Претензии же Киселевой сводились к тому, что в рассказе поднята грязь ради грязи, а не ради сокрытого в человеческой грязи жемчужного зерна. Грязью же, негодяями и негодяйками, писала Киселева, кишит мир, и всем это известно. В своем ответе Чехов повторил слова о «негодяях и негодяйках» и был вынужден перевести разговор в область теории литературы, отстаивая свое право изображать мир таким, каким он есть. В его письме, кроме уже процитированного отрывка о жидовках и индейках, ожидающихся на его «именинном балу», есть еще и Левитан в качестве примера соотношения искусства и действительности. Таким образом, евреи есть, а еврейского вопроса нет.
Отметим, что слова Киселевой о том, что мир «кишит негодяями и негодяйками», — единственная цитата из ее письма в ответе Чехова, и это, на мой взгляд, один из ключей к ларчику, где сложены и спрятаны причины написания «Тины»: своим рассказом Чехов ответил на сусальные образы «добрых», «честных» и «несчастных» евреев в сочинениях писателей филосемитского толка. Чехов в «Тине» декларирует свое убеждение в универсальности человеческих характеров, инстинктивно ощущая, что отсутствие негативных образов евреев в литературе, как это ни парадоксально, является действенным антисемитским фактором, раздражающим даже непредвзятого читателя. Тем самым он провозглашал право евреев быть полноценной нацией, имеющей своих «негодяев и негодяек», своих шлюх и своих преступников, то есть то самое право, которое спустя несколько десятилетий сформулирует В.Жаботинский. Это было еще одним предвидением Чехова. Совесть же его — совесть художника — была спокойна: образ еврейки Сусанны в его творчестве 1886 г. был уравновешен образом русской шлюхи Раисы в «Ведьме».

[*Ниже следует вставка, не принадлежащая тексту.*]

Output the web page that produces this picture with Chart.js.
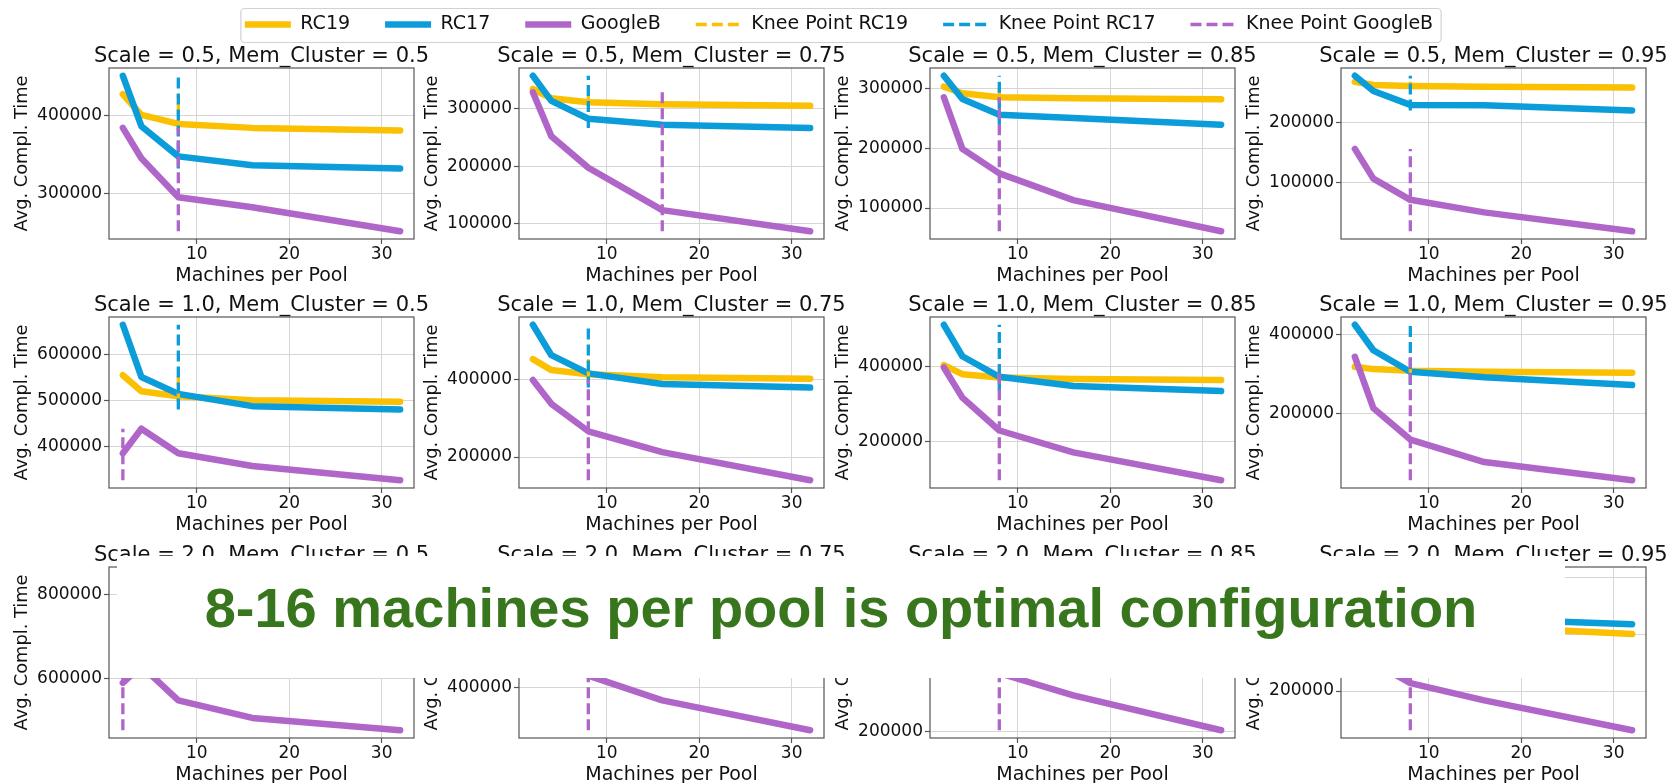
<!DOCTYPE html>
<html>
<head>
<meta charset="utf-8">
<script src="https://cdn.jsdelivr.net/npm/chart.js@4.4.1/dist/chart.umd.min.js"></script>
<style>
html,body{margin:0;padding:0;background:#fff;overflow:hidden;width:1671px;height:783px;}
canvas{position:absolute;}
#note{position:absolute;left:117px;top:556px;width:1448px;height:122px;background:#fff;z-index:10;}
#note span{position:absolute;left:0;right:0;top:24px;text-align:center;font:bold 56px/56px 'Liberation Sans',Arial,sans-serif;color:#38761d;white-space:nowrap;}
</style>
</head>
<body>
<div id="note"><span>8-16 machines per pool is optimal configuration</span></div>
<script>
// ---------------- data ----------------
const machines = [2, 4, 8, 16, 32];
const scaleValues = ['0.5', '1.0', '2.0'];
const memClusterValues = ['0.5', '0.75', '0.85', '0.95'];

const rc19 = [
  [427400, 401000, 389500, 384400, 381000],
  [334500, 318400, 311500, 308000, 305200],
  [303900, 292800, 286100, 284400, 282800],
  [267600, 262100, 260400, 259300, 258200],
  [555100, 520300, 509400, 500700, 497100],
  [451900, 423800, 412800, 405100, 401700],
  [402600, 378900, 370200, 365800, 363200],
  [318300, 312500, 308300, 305800, 303300],
  [760000, 700000, 680000, 668000, 662000],
  [660000, 610000, 595000, 588000, 585000],
  [600000, 560000, 548000, 542000, 540000],
  [470000, 450000, 435000, 427100, 401000]
];
const rc17 = [
  [451000, 386500, 348000, 336700, 332500],
  [357500, 313800, 282800, 272400, 266700],
  [322200, 283300, 256700, 251100, 240000],
  [277500, 252200, 229100, 228600, 219800],
  [665200, 551400, 514500, 487700, 480400],
  [540400, 462100, 415300, 388100, 378700],
  [509600, 426300, 371900, 347400, 334200],
  [424200, 360000, 305800, 291700, 272500],
  [846300, 730000, 690000, 665000, 655000],
  [778900, 680000, 625000, 605000, 598000],
  [724500, 640000, 585000, 562000, 552000],
  [610400, 520000, 470000, 454400, 436000]
];
const googleB = [
  [384400, 345600, 295800, 283000, 252300],
  [328700, 252300, 197700, 124100, 87400],
  [286100, 199400, 158300, 113300, 61100],
  [156000, 106600, 71400, 50500, 19200],
  [384800, 438400, 384800, 357200, 326100],
  [398300, 337000, 266400, 212800, 140400],
  [396500, 316700, 229800, 171900, 98200],
  [343300, 214200, 135000, 78300, 32500],
  [590600, 630500, 549000, 507500, 478400],
  [700000, 560000, 440800, 357700, 257700],
  [640000, 500000, 394300, 320000, 203300],
  [420000, 302000, 228000, 167000, 61800]
];
const kneeRC19 = [8, 8, 8, 8, 8, 8, 8, 8, 8, 8, 8, 8];
const kneeRC17 = [8, 8, 8, 8, 8, 8, 8, 8, 8, 8, 8, 8];
const kneeGoogleB = [8, 16, 8, 8, 2, 8, 8, 8, 2, 8, 8, 8];
const yTicks = [
  [300000, 400000],
  [100000, 200000, 300000],
  [100000, 200000, 300000],
  [100000, 200000],
  [400000, 500000, 600000],
  [200000, 400000],
  [200000, 400000],
  [200000, 400000],
  [600000, 800000],
  [400000, 600000],
  [200000, 400000, 600000],
  [200000, 400000, 600000]
];
const xTicks = [10, 20, 30];
const seriesNames = ['RC19', 'RC17', 'GoogleB'];
const kneeNames = ['Knee Point RC19', 'Knee Point RC17', 'Knee Point GoogleB'];
const xTitle = 'Machines per Pool';
const yTitle = 'Avg. Compl. Time';

// ---------------- styles / layout ----------------
const COLORS = ['#FBC002', '#0B9CDA', '#AF66C8'];
const PLOT_LEFT = [109, 519, 930, 1341];
const PLOT_TOP = [68, 317, 567];
const PLOT_W = 305, PLOT_H = 171;
const Y_W = 100, X_H = 48, T_H = 30;
const TEXT = '#111';
const GRID = '#d6d6d6';
const SPINE = '#555';

Chart.defaults.font.family = "'DejaVu Sans'";
Chart.defaults.color = TEXT;

function paddedRange(vals) {
  const lo = Math.min(...vals), hi = Math.max(...vals), m = (hi - lo) * 0.05;
  return [lo - m, hi + m];
}

const frame = {
  id: 'frame',
  afterDatasetsDraw(chart) {
    const {ctx, chartArea: a} = chart;
    ctx.save();
    ctx.strokeStyle = SPINE;
    ctx.lineWidth = 1.2;
    ctx.strokeRect(a.left, a.top, a.right - a.left, a.bottom - a.top);
    ctx.restore();
  }
};

for (let i = 0; i < 12; i++) {
  const r = Math.floor(i / 4), c = i % 4;
  const cv = document.createElement('canvas');
  const W = Y_W * 2 + PLOT_W, H = T_H + PLOT_H + X_H;
  cv.width = W; cv.height = H;
  cv.style.left = (PLOT_LEFT[c] - Y_W) + 'px';
  cv.style.top = (PLOT_TOP[r] - T_H) + 'px';
  cv.style.width = W + 'px'; cv.style.height = H + 'px';
  document.body.appendChild(cv);

  const series = [rc19[i], rc17[i], googleB[i]];
  const knees = [kneeRC19[i], kneeRC17[i], kneeGoogleB[i]];
  const datasets = [];
  series.forEach((vals, s) => datasets.push({
    label: seriesNames[s],
    data: machines.map((x, j) => ({x, y: vals[j]})),
    borderColor: COLORS[s], borderWidth: 6.5, pointRadius: 0,
    borderJoinStyle: 'round', borderCapStyle: 'round', tension: 0, order: 5 - s
  }));
  series.forEach((vals, s) => datasets.push({
    label: kneeNames[s],
    data: [{x: knees[s], y: Math.min(...vals)}, {x: knees[s], y: Math.max(...vals)}],
    borderColor: COLORS[s], borderWidth: 3.3, borderDash: [11, 5], pointRadius: 0,
    borderCapStyle: 'butt', order: 2 - s
  }));
  const [ymin, ymax] = paddedRange(series.flat());
  const [xmin, xmax] = paddedRange(machines);
  const yt = yTicks[i];

  new Chart(cv, {
    type: 'line',
    data: {datasets},
    options: {
      responsive: false, animation: false, devicePixelRatio: 1,
      layout: {padding: 0},
      plugins: {
        legend: {display: false},
        tooltip: {enabled: false},
        title: {
          display: true, fullSize: true,
          text: 'Scale = ' + scaleValues[r] + ', Mem_Cluster = ' + memClusterValues[c],
          font: {size: 21, weight: 'normal'}, color: TEXT,
          padding: {top: 5.5, bottom: -0.7}
        }
      },
      scales: {
        x: {
          type: 'linear', min: xmin, max: xmax,
          afterBuildTicks: a => { a.ticks = xTicks.map(v => ({value: v})); },
          afterFit: s => { s.height = X_H; },
          ticks: {font: {size: 17}, color: TEXT, padding: 0, autoSkip: false, maxRotation: 0, callback: v => String(v)},
          grid: {color: GRID, lineWidth: 1, drawTicks: true, tickLength: 5, tickColor: SPINE, tickWidth: 1.2},
          border: {display: false},
          title: {display: true, text: xTitle, font: {size: 19}, color: TEXT, padding: {top: 3, bottom: 0}}
        },
        y: {
          type: 'linear', position: 'left', min: ymin, max: ymax,
          afterBuildTicks: a => { a.ticks = yt.map(v => ({value: v})); },
          afterFit: s => { s.width = Y_W; },
          ticks: {font: {size: 17}, color: TEXT, padding: 2, autoSkip: false, callback: v => String(v)},
          grid: {color: GRID, lineWidth: 1, drawTicks: true, tickLength: 5, tickColor: SPINE, tickWidth: 1.2},
          border: {display: false},
          title: {display: true, text: yTitle, font: {size: 17.8}, color: TEXT, padding: {top: 3, bottom: 0}}
        },
        yPad: {
          type: 'linear', position: 'right', display: true,
          afterFit: s => { s.width = Y_W; },
          ticks: {display: false},
          grid: {display: false, drawTicks: false},
          border: {display: false}
        }
      }
    },
    plugins: [frame]
  });
}

// ---------------- legend ----------------
const legendFrame = {
  id: 'legendFrame',
  afterDraw(chart) {
    const hb = chart.legend.legendHitBoxes;
    if (!hb || !hb.length) return;
    const last = hb[hb.length - 1];
    const l = hb[0].left - 4, rr = last.left + last.width + 8;
    const cy = hb[0].top + hb[0].height / 2;
    const ctx = chart.ctx;
    ctx.save();
    ctx.strokeStyle = '#d2d2d2';
    ctx.lineWidth = 1.2;
    ctx.beginPath();
    ctx.roundRect(l, cy - 16, rr - l, 34, 4);
    ctx.stroke();
    ctx.restore();
  }
};
const lcv = document.createElement('canvas');
lcv.width = 1664; lcv.height = 300;
lcv.style.left = '7px'; lcv.style.top = '-20px';
lcv.style.width = '1664px'; lcv.style.height = '300px';
document.body.appendChild(lcv);
const legendSets = [];
seriesNames.forEach((n, s) => legendSets.push({label: n, data: [], borderColor: COLORS[s], borderWidth: 6.5}));
kneeNames.forEach((n, s) => legendSets.push({label: n, data: [], borderColor: COLORS[s], borderWidth: 3.3, borderDash: [11, 5]}));
new Chart(lcv, {
  type: 'line',
  data: {datasets: legendSets},
  options: {
    responsive: false, animation: false, devicePixelRatio: 1,
    layout: {padding: 0},
    scales: {x: {display: false}, y: {display: false}},
    plugins: {
      tooltip: {enabled: false},
      legend: {
        display: true, position: 'top', maxHeight: 200,
        labels: {
          usePointStyle: true, pointStyleWidth: 46, padding: 35,
          font: {size: 19}, color: TEXT,
          generateLabels: ch => ch.data.datasets.map((d, k) => ({
            text: d.label, fillStyle: 'rgba(0,0,0,0)', strokeStyle: d.borderColor,
            lineWidth: d.borderWidth, lineDash: d.borderDash || [], lineCap: 'butt',
            pointStyle: 'line', hidden: false, datasetIndex: k, fontColor: TEXT
          }))
        }
      }
    }
  },
  plugins: [legendFrame]
});
</script>
</body>
</html>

Но весь этот опыт общения с евреями и художественного осмысления проблем, связанных с существованием евреев в русской среде, вывел Чехова на иные аспекты еврейского вопроса, требовавшие его творческого вмешательства, и об этом — в следующей главе.
Глава 3
ЭТНИЧЕСКАЯ ЦЕНЗУРА
20 января 1942 г. на одной из вилл, расположенных в предместье Берлина на улице Ам гроссен Ванзее, собралась человекоподобная мразь, чтобы «окончательно решить» судьбу первой невесты Антона Чехова Дуни Коновицер-Эфрос, которой шел в это время восемьдесят первый год. «Гости съезжались на дачу» по пригласительным билетам. В них было указано, что в программе совещания — «окончательное решение еврейского вопроса» и «товарищеский» завтрак после завершения обсуждения.
«Окончательное решение еврейского вопроса» не заставило себя долго ждать, и через год с небольшим Дуню, находившуюся в Париже в доме престарелых (ее сын Николай, которого когда-то Чехов пытался приобщить к сочинительству, был в это время в отрядах Сопротивления), вместе с другими, неразобранными по семьям обитателями этого приюта доставили в Треблинку, и в этом концлагере закончился ее земной путь. Кретины в эсэсовской форме и в железных крестах, полученных за «героизм» в массовых убийствах беззащитных стариков и детей, никогда не поверили бы, что эта старая еврейка из Парижа — бессмертна, что ее имени предстоит рядом с именем Антона Чехова жить в веках. Но изменить что-либо в ее посмертной судьбе никакие «фюреры», «вожди» и прочие отбросы человечества уже не могли.
Последней в программе рассматривалась проблема «мишлингов» — полукровок первой и второй степени, а также «смешанных» браков евреев и «арийцев». Видимо, завтрак остывал и по «мишлингам» так до конца и не договорились. Их предлагалось кастрировать, а кое-кого и расстреливать, но поскольку по этому аспекту еврейского вопроса окончательное решение не приняли, то «мишлингам» повезло. У одного из них я брал интервью для фонда С.Спилберга и узнал, что всех тех из них, кто в последние недели существования «тысячелетнего рейха» находился в Берлине, согнали в отряды для разборки самых тяжелых завалов. Когда я слушал рассказ женщины, пережившей нацистский геноцид, о судьбе ее немецко-еврейской семьи, я вспоминал мучительные раздумья Чехова о перспективах ассимиляции евреев в России вообще и о смешанных браках в частности, и меня не покидало впечатление, что он уже тогда, в восьмидесятых годах XIX века, предчувствовал трагический финал этих попыток некоторой части русского (а в Германии — немецкого) еврейства покинуть свой этнос и влиться в русское большинство и что он, как всегда, своими художественными средствами пытался обратить внимание и предупредить об опасности, таящейся в этих, казалось бы, вполне позитивных процессах.